Do Report Cards Tell Consumers Anything They Don't Already Know? The Case of Medicare HMOs
The use of government-mandated report cards to diminish uncertainty about the quality of products and services is widespread. However, report cards will have little effect if they simply confirm consumers' prior beliefs. Moreover, documented "responses" to report cards may reflect learning about quality that would have occurred in their absence ("market-based learning"). Using panel data on Medicare HMO market shares between 1994 and 2002, we examine the relationship between enrollment and quality before and after report cards were mailed to 40 million Medicare beneficiaries in 1999 and 2000. We find evidence that consumers learn from both public report cards and market-based sources, with the latter having a larger impact during our study period.

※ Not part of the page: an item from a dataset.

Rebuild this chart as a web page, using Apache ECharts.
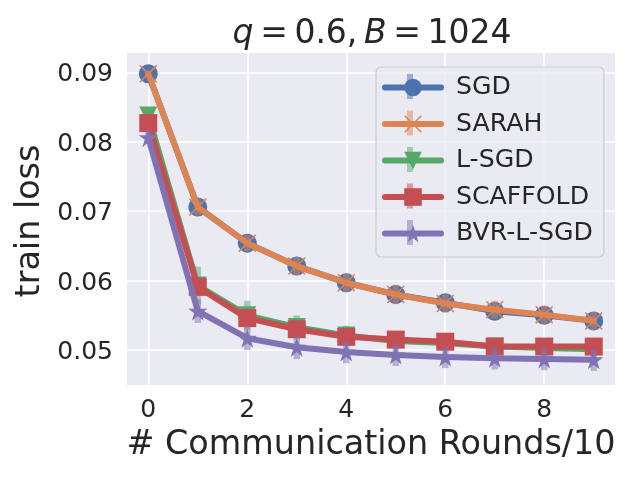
<!DOCTYPE html>
<html>
<head>
<meta charset="utf-8">
<style>html,body{margin:0;padding:0;background:#fff}#main{width:640px;height:480px}</style>
<script src="https://cdn.jsdelivr.net/npm/echarts@6/dist/echarts.min.js"></script>
</head>
<body>
<div id="main"></div>
<script>
var rounds = [0, 1, 2, 3, 4, 5, 6, 7, 8, 9];
var xTicks = [0, 2, 4, 6, 8];
var yTicks = [0.05, 0.06, 0.07, 0.08, 0.09];
var names = ['SGD', 'SARAH', 'L-SGD', 'SCAFFOLD', 'BVR-L-SGD'];
var colors = ['#4c72b0', '#dd8452', '#55a868', '#c44e52', '#8172b3'];

var sgd = [0.0898, 0.0706, 0.0654, 0.0621, 0.0597, 0.0580, 0.0568, 0.0556, 0.0550, 0.0542];
var sarah = [0.0898, 0.0706, 0.0654, 0.0621, 0.0597, 0.0580, 0.0567, 0.0558, 0.0551, 0.0542];
var lsgd = [0.0838, 0.0593, 0.0550, 0.0533, 0.0521, 0.0513, 0.0510, 0.0505, 0.0503, 0.0501];
var scaffold = [0.0827, 0.0591, 0.0546, 0.0530, 0.0519, 0.0515, 0.0512, 0.0505, 0.0505, 0.0505];
var bvr = [0.0806, 0.0556, 0.0517, 0.0504, 0.0497, 0.0493, 0.0490, 0.0488, 0.0487, 0.0486];

var sgdErr = [0.0004, 0.0012, 0.0013, 0.0013, 0.0013, 0.0013, 0.0013, 0.0012, 0.0012, 0.0012];
var sarahErr = [0.0004, 0.0012, 0.0012, 0.0013, 0.0013, 0.0014, 0.0013, 0.0013, 0.0013, 0.0013];
var lsgdErr = [0.0010, 0.0027, 0.0021, 0.0017, 0.0014, 0.0012, 0.0012, 0.0012, 0.0010, 0.0010];
var scaffoldErr = [0.0004, 0.0012, 0.0012, 0.0012, 0.0010, 0.0010, 0.0010, 0.0010, 0.0010, 0.0008];
var bvrErr = [0.0008, 0.0017, 0.0017, 0.0017, 0.0016, 0.0016, 0.0016, 0.0016, 0.0016, 0.0016];

var values = [sgd, sarah, lsgd, scaffold, bvr];
var errors = [sgdErr, sarahErr, lsgdErr, scaffoldErr, bvrErr];

var starPath = 'path://M50 0 L62 36 L100 36 L69 59 L81 96 L50 73 L19 96 L31 59 L0 36 L38 36 Z';
var crossPath = 'path://M6 0 L50 44 L94 0 L100 6 L56 50 L100 94 L94 100 L50 56 L6 100 L0 94 L44 50 L0 6 Z';
var symbols = ['circle', crossPath, 'triangle', 'rect', starPath];
var sizes = [19, 18, 18, 18, 19];
var rotates = [0, 0, 180, 0, 0];

var textColor = '#262626';
var font = '"DejaVu Sans"';
var series = [];

// error bars are a custom series under each line
names.forEach(function (name, i) {
	series.push({
		type: 'custom',
		z: 2 + 2 * i,
		silent: true,
		data: rounds.map(function (r, k) {
			return [r, values[i][k] - errors[i][k], values[i][k] + errors[i][k]];
		}),
		encode: { x: 0, y: [1, 2] },
		renderItem: function (params, api) {
			var low = api.coord([api.value(0), api.value(1)]);
			var high = api.coord([api.value(0), api.value(2)]);
			return {
				type: 'rect',
				shape: { x: low[0] - 3.2, y: high[1], width: 6.4, height: low[1] - high[1] },
				style: { fill: colors[i], opacity: 0.5 }
			};
		}
	});
	series.push({
		name: name,
		type: 'line',
		z: 3 + 2 * i,
		data: rounds.map(function (r, k) { return [r, values[i][k]]; }),
		symbol: symbols[i],
		symbolSize: sizes[i],
		symbolRotate: rotates[i],
		showAllSymbol: true,
		lineStyle: { color: colors[i], width: 6, cap: 'round' },
		itemStyle: { color: colors[i], opacity: 1 }
	});
});

// the vertical error bar shown in each legend key
var legendBars = names.map(function (name, i) {
	return {
		type: 'rect',
		z: 30,
		shape: { x: 407, y: 74 + 36.5 * i, width: 6, height: 25 },
		style: { fill: colors[i], opacity: 0.5 }
	};
});

var myChart = echarts.init(document.getElementById('main'), null, { renderer: 'canvas' });
myChart.setOption({
	animation: false,
	backgroundColor: '#ffffff',
	textStyle: { fontFamily: font, color: textColor },
	title: {
		text: '{i|q}\u2009=\u20090.6,\u2009{i|B}\u2009=\u20091024',
		left: 367,
		top: 13,
		textAlign: 'center',
		textStyle: {
			fontSize: 33,
			fontWeight: 'normal',
			fontFamily: font,
			color: textColor,
			rich: { i: { fontStyle: 'italic', fontSize: 33, fontFamily: font, color: textColor } }
		}
	},
	grid: {
		left: 127, right: 25, top: 53, bottom: 95,
		show: true, backgroundColor: '#eaeaf2', borderWidth: 0
	},
	xAxis: {
		type: 'value',
		min: -0.43,
		max: 9.43,
		name: '# Communication Rounds/10',
		nameLocation: 'middle',
		nameGap: 44,
		nameTextStyle: { fontSize: 33.4, color: textColor, fontFamily: font },
		axisLine: { show: false },
		axisTick: { show: false, customValues: xTicks },
		axisLabel: { customValues: xTicks, fontSize: 25, color: textColor, margin: 13, fontFamily: font },
		splitLine: { show: true, lineStyle: { color: '#ffffff', width: 1.5 } }
	},
	yAxis: {
		type: 'value',
		min: 0.04496,
		max: 0.0928,
		name: 'train loss',
		nameLocation: 'middle',
		nameGap: 72,
		nameTextStyle: { fontSize: 33.4, color: textColor, fontFamily: font, padding: [0, 4, 0, 0] },
		axisLine: { show: false },
		axisTick: { show: false, customValues: yTicks },
		axisLabel: {
			customValues: yTicks, color: textColor, margin: 14, fontFamily: font, fontSize: 25,
			formatter: function (v) { return '{v|' + v.toFixed(2) + '}'; },
			rich: { v: { fontSize: 25, fontFamily: font, color: textColor, lineHeight: 30, verticalAlign: 'bottom' } }
		},
		splitLine: { show: true, lineStyle: { color: '#ffffff', width: 1.5 } }
	},
	legend: {
		left: 376,
		top: 67,
		orient: 'vertical',
		z: 20,
		data: names,
		itemWidth: 56,
		itemHeight: 22,
		itemGap: 11.5,
		padding: [8, 11, 11, 6],
		backgroundColor: 'rgba(234,234,242,0.8)',
		borderColor: '#cccccc',
		borderWidth: 1.2,
		borderRadius: 5,
		selectedMode: false,
		lineStyle: { width: 6, cap: 'round' },
		textStyle: { fontSize: 25.2, color: textColor, fontFamily: font, padding: [0, 0, 0, 10] }
	},
	graphic: legendBars,
	series: series
});
</script>
</body>
</html>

Consumers are especially sensitive to both sources of information when the variance in HMO quality is greater. The effect of report cards is driven by beneficiaries' responses to consumer satisfaction scores; other reported quality measures such as the mammography rate did not affect enrollment decisions.
This paper was revised on October 10, 2007
Document Object Identifier (DOI): 10.3386/w11420
Published: Dafny, Leemore and David Dranove. “Do Report Cards Tell Consumers Anything They Don’t Already Know? The Case of Medicare HMOs.” The RAND Journal of Economics 39, 3 (Autumn 2008): 790-821.